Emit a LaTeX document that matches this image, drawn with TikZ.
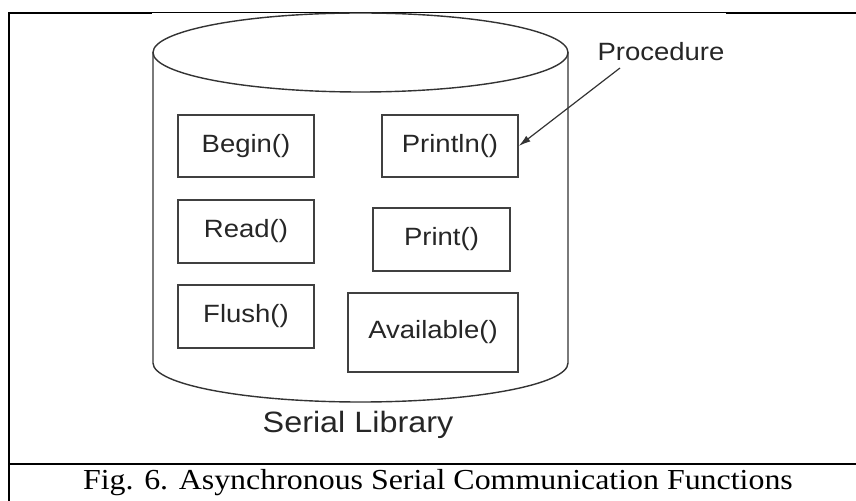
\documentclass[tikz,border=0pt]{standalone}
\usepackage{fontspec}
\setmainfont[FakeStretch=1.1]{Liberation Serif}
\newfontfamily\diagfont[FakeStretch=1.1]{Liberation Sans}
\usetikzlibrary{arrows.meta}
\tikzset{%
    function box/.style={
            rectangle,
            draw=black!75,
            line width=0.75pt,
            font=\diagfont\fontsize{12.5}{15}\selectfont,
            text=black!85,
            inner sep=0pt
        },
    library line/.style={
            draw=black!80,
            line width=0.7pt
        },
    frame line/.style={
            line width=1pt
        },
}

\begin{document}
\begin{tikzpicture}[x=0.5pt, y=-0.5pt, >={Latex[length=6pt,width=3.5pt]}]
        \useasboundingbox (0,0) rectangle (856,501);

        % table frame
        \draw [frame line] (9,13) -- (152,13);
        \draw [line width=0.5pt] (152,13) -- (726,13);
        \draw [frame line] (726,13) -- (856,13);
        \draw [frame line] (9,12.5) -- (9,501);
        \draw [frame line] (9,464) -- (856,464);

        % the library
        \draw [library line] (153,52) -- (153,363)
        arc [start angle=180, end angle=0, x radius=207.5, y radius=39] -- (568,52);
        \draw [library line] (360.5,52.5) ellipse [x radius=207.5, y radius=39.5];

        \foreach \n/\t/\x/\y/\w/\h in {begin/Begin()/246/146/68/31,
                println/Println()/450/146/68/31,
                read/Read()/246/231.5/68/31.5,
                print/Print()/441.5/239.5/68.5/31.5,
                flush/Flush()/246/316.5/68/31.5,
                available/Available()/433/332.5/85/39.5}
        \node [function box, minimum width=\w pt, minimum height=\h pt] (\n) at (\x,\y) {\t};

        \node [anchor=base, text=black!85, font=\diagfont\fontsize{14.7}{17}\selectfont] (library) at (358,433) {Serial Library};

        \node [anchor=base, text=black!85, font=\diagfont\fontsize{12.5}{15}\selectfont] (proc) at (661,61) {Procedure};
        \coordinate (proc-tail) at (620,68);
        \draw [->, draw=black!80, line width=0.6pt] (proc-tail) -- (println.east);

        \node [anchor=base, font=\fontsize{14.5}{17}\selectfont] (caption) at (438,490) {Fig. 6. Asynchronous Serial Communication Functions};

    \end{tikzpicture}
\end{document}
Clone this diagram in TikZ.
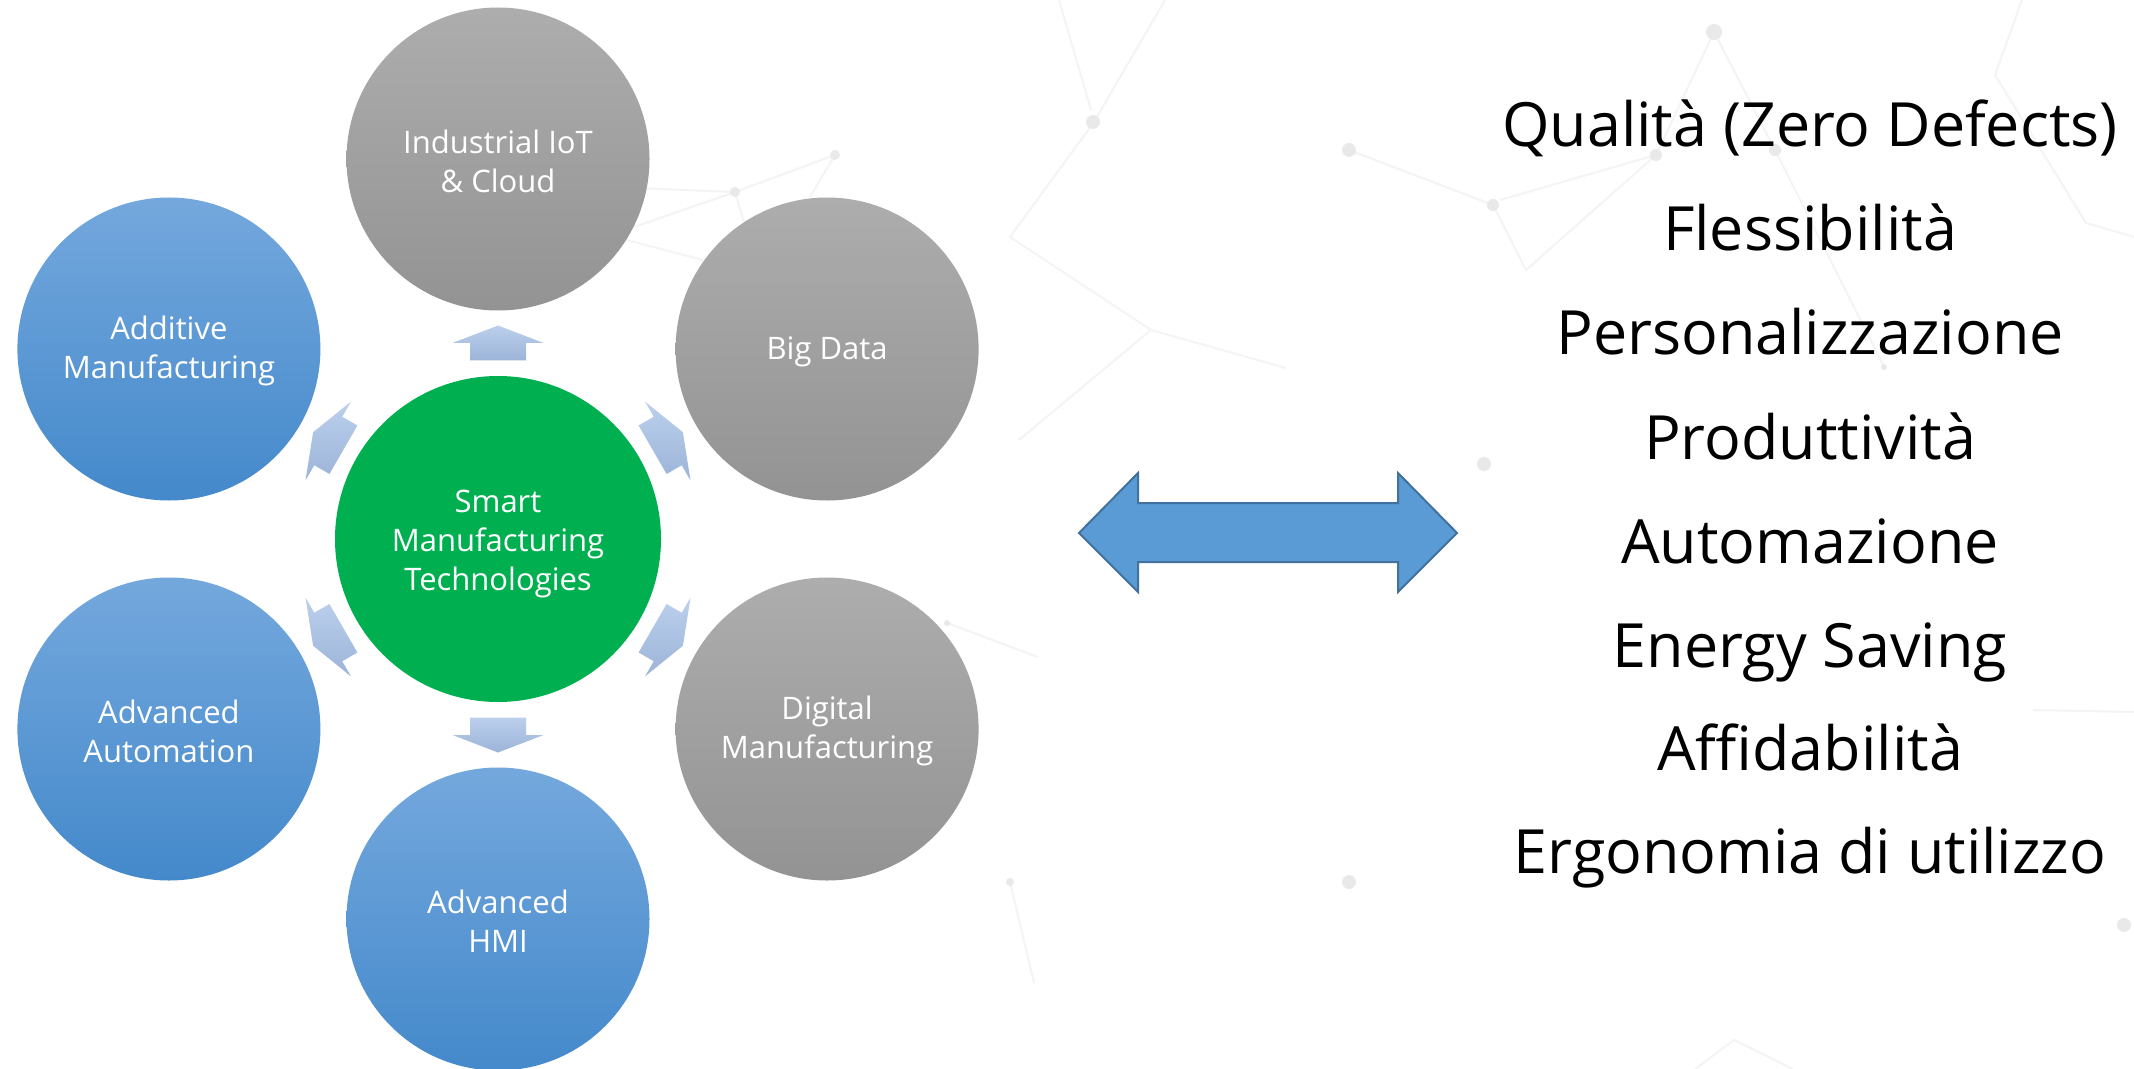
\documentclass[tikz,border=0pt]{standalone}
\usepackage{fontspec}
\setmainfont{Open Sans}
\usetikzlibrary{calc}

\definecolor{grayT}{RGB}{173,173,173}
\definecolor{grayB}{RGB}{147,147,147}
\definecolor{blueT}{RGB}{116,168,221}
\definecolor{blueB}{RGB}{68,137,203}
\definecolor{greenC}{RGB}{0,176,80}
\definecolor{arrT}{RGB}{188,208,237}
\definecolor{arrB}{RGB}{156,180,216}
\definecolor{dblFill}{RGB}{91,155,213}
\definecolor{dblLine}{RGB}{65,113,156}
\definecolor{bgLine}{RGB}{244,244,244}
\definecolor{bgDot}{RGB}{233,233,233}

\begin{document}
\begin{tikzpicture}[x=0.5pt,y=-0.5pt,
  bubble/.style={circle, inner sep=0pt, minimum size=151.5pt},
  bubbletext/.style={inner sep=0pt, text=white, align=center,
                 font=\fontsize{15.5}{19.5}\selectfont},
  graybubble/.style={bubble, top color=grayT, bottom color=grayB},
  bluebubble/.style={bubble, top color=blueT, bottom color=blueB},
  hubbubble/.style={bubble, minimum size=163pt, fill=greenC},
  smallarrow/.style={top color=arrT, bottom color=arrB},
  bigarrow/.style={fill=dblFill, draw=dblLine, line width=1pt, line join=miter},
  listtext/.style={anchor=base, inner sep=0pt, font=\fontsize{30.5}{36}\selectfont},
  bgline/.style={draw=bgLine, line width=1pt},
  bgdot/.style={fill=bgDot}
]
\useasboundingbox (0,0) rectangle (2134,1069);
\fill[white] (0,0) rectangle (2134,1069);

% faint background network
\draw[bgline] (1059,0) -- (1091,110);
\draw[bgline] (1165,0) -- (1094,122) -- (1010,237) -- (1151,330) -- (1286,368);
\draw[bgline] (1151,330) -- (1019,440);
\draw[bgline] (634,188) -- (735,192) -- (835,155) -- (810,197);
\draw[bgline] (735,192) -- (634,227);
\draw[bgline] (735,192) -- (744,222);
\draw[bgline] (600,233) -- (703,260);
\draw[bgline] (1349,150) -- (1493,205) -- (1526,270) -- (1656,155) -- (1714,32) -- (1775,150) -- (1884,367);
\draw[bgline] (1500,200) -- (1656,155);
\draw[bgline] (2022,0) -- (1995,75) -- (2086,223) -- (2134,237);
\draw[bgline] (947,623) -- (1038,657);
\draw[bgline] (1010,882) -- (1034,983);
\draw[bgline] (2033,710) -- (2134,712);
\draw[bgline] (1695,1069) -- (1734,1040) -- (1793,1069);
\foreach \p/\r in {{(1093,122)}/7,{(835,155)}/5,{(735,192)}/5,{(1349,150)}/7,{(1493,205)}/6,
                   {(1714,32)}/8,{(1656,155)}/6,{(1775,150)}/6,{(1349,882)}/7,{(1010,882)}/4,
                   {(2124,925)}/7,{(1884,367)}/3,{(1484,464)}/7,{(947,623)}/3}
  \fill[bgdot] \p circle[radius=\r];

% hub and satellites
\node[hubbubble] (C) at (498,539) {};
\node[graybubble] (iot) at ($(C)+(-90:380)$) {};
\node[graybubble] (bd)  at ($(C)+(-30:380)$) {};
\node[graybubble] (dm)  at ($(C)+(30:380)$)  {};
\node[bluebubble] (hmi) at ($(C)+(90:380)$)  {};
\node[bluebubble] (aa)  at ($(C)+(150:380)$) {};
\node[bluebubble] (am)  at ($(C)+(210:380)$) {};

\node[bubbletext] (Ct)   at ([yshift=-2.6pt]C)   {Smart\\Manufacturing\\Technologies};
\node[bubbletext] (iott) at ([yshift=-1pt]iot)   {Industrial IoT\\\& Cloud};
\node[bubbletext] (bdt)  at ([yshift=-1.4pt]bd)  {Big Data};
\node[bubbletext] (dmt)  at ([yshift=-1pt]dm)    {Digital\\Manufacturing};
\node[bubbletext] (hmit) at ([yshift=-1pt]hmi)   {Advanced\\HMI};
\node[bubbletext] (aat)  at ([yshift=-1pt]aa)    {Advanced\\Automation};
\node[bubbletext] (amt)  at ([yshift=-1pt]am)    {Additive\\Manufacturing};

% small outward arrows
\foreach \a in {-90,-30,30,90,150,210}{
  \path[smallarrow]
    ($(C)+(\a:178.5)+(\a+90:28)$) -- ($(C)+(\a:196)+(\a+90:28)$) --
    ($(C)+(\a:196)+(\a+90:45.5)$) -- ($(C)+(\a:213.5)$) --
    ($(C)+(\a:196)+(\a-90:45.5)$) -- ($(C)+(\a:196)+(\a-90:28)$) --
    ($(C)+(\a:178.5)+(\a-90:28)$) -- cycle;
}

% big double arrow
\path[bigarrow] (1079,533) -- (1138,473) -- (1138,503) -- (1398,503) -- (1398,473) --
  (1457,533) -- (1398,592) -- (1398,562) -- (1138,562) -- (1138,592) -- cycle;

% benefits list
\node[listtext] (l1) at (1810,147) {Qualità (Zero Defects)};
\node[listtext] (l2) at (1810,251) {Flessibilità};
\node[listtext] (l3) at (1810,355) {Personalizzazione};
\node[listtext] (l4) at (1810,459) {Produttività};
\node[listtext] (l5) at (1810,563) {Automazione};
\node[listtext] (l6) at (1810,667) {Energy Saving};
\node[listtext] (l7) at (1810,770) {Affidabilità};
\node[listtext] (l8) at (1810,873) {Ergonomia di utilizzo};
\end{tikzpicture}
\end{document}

========

**Problem description**
Return all lines containing "this".

**Task response**
Emit a LaTeX document that matches this image, drawn with TikZ.
Clone this diagram in TikZ.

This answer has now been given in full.